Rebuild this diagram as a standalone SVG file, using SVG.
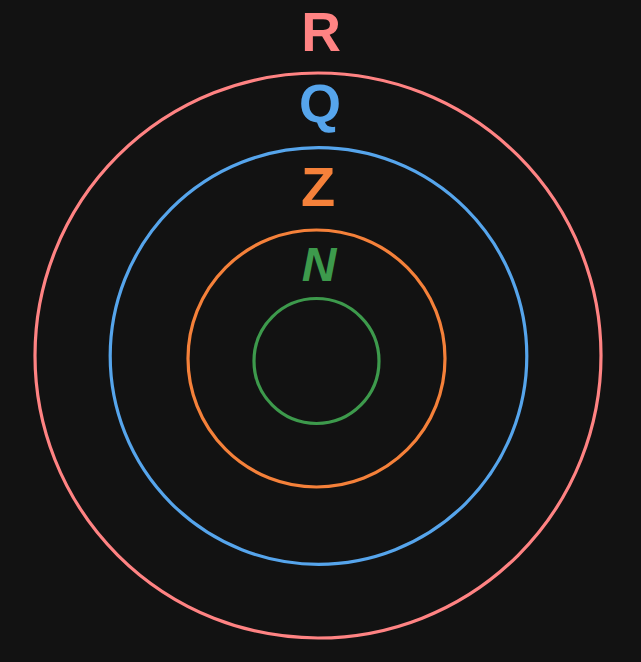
<svg xmlns="http://www.w3.org/2000/svg" width="641" height="662" viewBox="0 0 641 662">
<style>
.c{fill:none;stroke-width:3.2}
.t{font-family:"Liberation Sans",Arial,sans-serif;font-weight:bold;text-anchor:middle}
</style>
<rect width="641" height="662" fill="#121212"/>
<g id="R"><ellipse class="c" cx="318" cy="355.5" rx="283" ry="282.5" stroke="#ff8383"/>
<text class="t" x="321" y="51" font-size="55" fill="#ff8383">R</text></g>
<g id="Q"><circle class="c" cx="318.5" cy="356" r="208.3" stroke="#56a5ec"/>
<text class="t" x="320" y="122" font-size="54" fill="#56a5ec">Q</text></g>
<g id="Z"><circle class="c" cx="316.5" cy="358.5" r="128.5" stroke="#f5813a"/>
<text class="t" x="318" y="206" font-size="56" fill="#f5813a">Z</text></g>
<g id="N"><circle class="c" cx="316.5" cy="361" r="62.5" stroke="#3d9a4c"/>
<text class="t" x="319" y="281" font-size="48" font-style="italic" fill="#3d9a4c">N</text></g>
<g id="connectors"/>
</svg>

________________

• TASK TO COMPLETE
Transcribe the whole listing, character for character, but not its images.

• TASK SOLUTION
Rebuild this diagram as a standalone SVG file, using SVG.
<svg xmlns="http://www.w3.org/2000/svg" width="641" height="662" viewBox="0 0 641 662">
<style>
.c{fill:none;stroke-width:3.2}
.t{font-family:"Liberation Sans",Arial,sans-serif;font-weight:bold;text-anchor:middle}
</style>
<rect width="641" height="662" fill="#121212"/>
<g id="R"><ellipse class="c" cx="318" cy="355.5" rx="283" ry="282.5" stroke="#ff8383"/>
<text class="t" x="321" y="51" font-size="55" fill="#ff8383">R</text></g>
<g id="Q"><circle class="c" cx="318.5" cy="356" r="208.3" stroke="#56a5ec"/>
<text class="t" x="320" y="122" font-size="54" fill="#56a5ec">Q</text></g>
<g id="Z"><circle class="c" cx="316.5" cy="358.5" r="128.5" stroke="#f5813a"/>
<text class="t" x="318" y="206" font-size="56" fill="#f5813a">Z</text></g>
<g id="N"><circle class="c" cx="316.5" cy="361" r="62.5" stroke="#3d9a4c"/>
<text class="t" x="319" y="281" font-size="48" font-style="italic" fill="#3d9a4c">N</text></g>
<g id="connectors"/>
</svg>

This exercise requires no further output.